Career: Actor, 1974–; television producer and director, 1987–; film producer and director, 1994–; New Millennium Studios, Petersburg, VA, founder and CEO, 1998–.

Selected awards: Emmy award nomination for Frank's Place, 1987.

Addresses: Office—New Millennium Studios, 1 New Millennium Dr., Petersburg, VA 23805.

Directed Film

With funding from Black Entertainment Television founder Robert Johnson among others, Reid slowly put together the resources to make an independent film of his own, forming a company called United Image Entertainment. For Once Upon a Time When We Were Colored, adapted from a book by Clifton Taulbert, he drew on his own memories of rural Southern black families. The film did not shy away from the virulence of racism in the pre-Civil Rights South, but it included many warm scenes of family life. Reid made the film in 28 days in 1994, getting his crew to glue cotton onto cornstalks by hand so as to stay on schedule despite the spring filming date. Once Upon a Time When We Were Colored won many enthusiastic reviews and enjoyed long runs at urban theaters, but large distributors, as well as the independent Sundance film festival, repeatedly turned the film down for showings and distribution, telling Reid, as he put it to several publications, that it was "too soft."

Though discouraged by that reaction, Reid felt good enough about the film's reception to continue on his independent path. He had made Once Upon a Time When We Were Colored in Wilmington, North Carolina, not far from Norfolk, and returning to his Virginia roots appealed to him. He founded the Tim Reid Celebrity Tournament in Norfolk, bringing in some of his many Hollywood friends to compete in athletic contests and raise money for Norfolk State scholarships. Once again putting his business background to work, Reid began raising money for a $11-million movie studio of his own, located on a 65-acre plot of land in rural southern Virginia, near Petersburg.

Reid's New Millennium Studios opened in the summer of 1998 and got off the ground quickly with a series of television commercials, a Reid-directed documentary on early African-American filmmaker Oscar Micheaux, a film thriller called Asunder starring actor Blair Underwood, and the comedy For Real, which Reid wrote and directed. Reid found that leading black actors readily accepted a cut in their usual fees to play the more complex parts Reid offered. Reid landed the series Linc's, starring Pam Grier, Steven Williams, and Georg Stanford Brown, on the Showtime cable channel, and he began to find international distribution for some of the company's films. Reid signed a deal in 2004 to provide programming for a new African-American-oriented cable channel, TV One, and as of 2005, his independent future looked bright.
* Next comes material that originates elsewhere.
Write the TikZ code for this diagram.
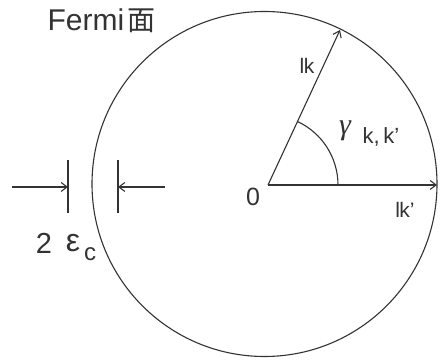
\documentclass[tikz,border=0pt]{standalone}
\usepackage{fontspec}
\setmainfont{Liberation Sans}
\newfontfamily\cjk{Noto Sans CJK JP}
\newfontfamily\grk{Liberation Serif}
\usetikzlibrary{arrows.meta}
\definecolor{ink}{HTML}{333333}
\tikzset{
  lbl/.style={text=ink, inner sep=0pt},
  arr/.style={-{Straight Barb[length=6pt,width=9pt]}},
}
\newcommand{\fs}[1]{\fontsize{#1}{#1}\selectfont}
\newcommand{\bbk}{l\kern-0.6pt k}
\begin{document}
\begin{tikzpicture}[x=1pt,y=-1pt, line width=1.1pt, draw=ink, color=ink]
\useasboundingbox (0,0) rectangle (440,363);
\coordinate (C) at (264.5,184);
\coordinate (O) at (268,185);
\coordinate (K) at (340,30);
\coordinate (Kp) at (437,185);
\coordinate (A0) at (338,185);
\draw (C) circle (172.5pt);
\draw[arr] (O) -- (K);
\draw[arr] (O) -- (Kp);
\draw (A0) arc[start angle=0, end angle=64.9, radius=70pt];
% width marks
\coordinate (L1) at (68,160);
\coordinate (L2) at (68,213);
\coordinate (R1) at (118,160);
\coordinate (R2) at (118,213);
\coordinate (LA) at (12,187);
\coordinate (LB) at (68,187);
\coordinate (RA) at (165,187);
\coordinate (RB) at (118,187);
\draw (L1) -- (L2);
\draw (R1) -- (R2);
\draw[arr] (LA) -- (LB);
\draw[arr] (RA) -- (RB);
% labels
\node[lbl, anchor=west, font=\fs{30}] (fermi) at (47,21) {Fermi\hspace{3pt}{\cjk\fs{28}面}};
\node[lbl, font=\fs{21}] (klab) at (307,66) {\bbk};
\node[lbl, font=\fs{30}] (gam) at (345,131) {\grk\itshape γ};
\node[lbl, font=\fs{22}] (sub) at (381,137) {k,\,k'};
\node[lbl, font=\fs{25}] (zero) at (253,197) {0};
\node[lbl, font=\fs{21}] (kplab) at (405,210) {\bbk'};
\node[lbl, font=\fs{29}] (two) at (44,243) {2};
\node[lbl, font=\fs{32}] (eps) at (73,243) {ε};
\node[lbl, font=\fs{24}] (c) at (90,254) {c};
\end{tikzpicture}
\end{document}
He came full circle in his television career in 2004 and 2005 when he played a recurring role on the series That '70s Show. The 1970s fashions he wore on the show were familiar, but Tim Reid had come a long way.

Selected works

Films (as director)

Once Upon a Time When We Were Colored, 1994.
For Real, 2003.

Screenplays

For Real, 2003.
Also wrote episodes of WKRP in Cincinnati, Frank's Place, and Linc's.

Television (as actor, unless otherwise noted)

Easy Does It … Starring Frankie Avalon (also known as Easy Does It), CBS, 1976.
WKRP in Cincinnati, CBS, 1978–1982.
Simon & Simon, CBS, 1982–1987.
(And executive producer) Frank's Place, CBS, 1987–1988.
(Co-creator and executive producer) The Snoops, CBS, 1989–1990.
(Creator and producer) The Tim and Daphne Show, syndicated, 1991.
Sister, Sister, ABC, 1994–1996, The WB, 1996–1999.
(Co-creator, co-producer, and occasional director) Linc's, Showtime, 1998–2000.
That '70s Show, Fox, 2004–05.

Sources

Periodicals

Austin American-Statesman, May 17, 1996, p. B6.

Black Issues in Higher Education, January 11, 1996, p. 18.

Jet, January 16, 1995, p. 36.

Mediaweek, October 28, 1996, p. 39.

News & Record (Piedmont Triad, NC), September 29, 1996, p. 5; March 17, 2005, p. 4.

People, September 7, 1998, p. 103.

Philadelphia Inquirer, March 5, 2004.

Record (Bergen County, NJ), February 11, 2004, p. L3.

Seattle Times, September 22, 2004, p. F5.

Star-Ledger (Newark, NJ), June 12, 1999, p. 35.

Video Business, December 9, 2002, p. 37.

Virginian Pilot (Norfolk, VA), March 9, 1996, p. E1; March 10, 1996, p. A1; October 16, 1996, p. E1; May 20, 1999, p. E1; August 3, 1999, p. B1; April 7, 2000, p. E1; May 3, 2002, p. B2; October 13, 2004, p. E2.

Washington Times, February 24, 2003, p. B6.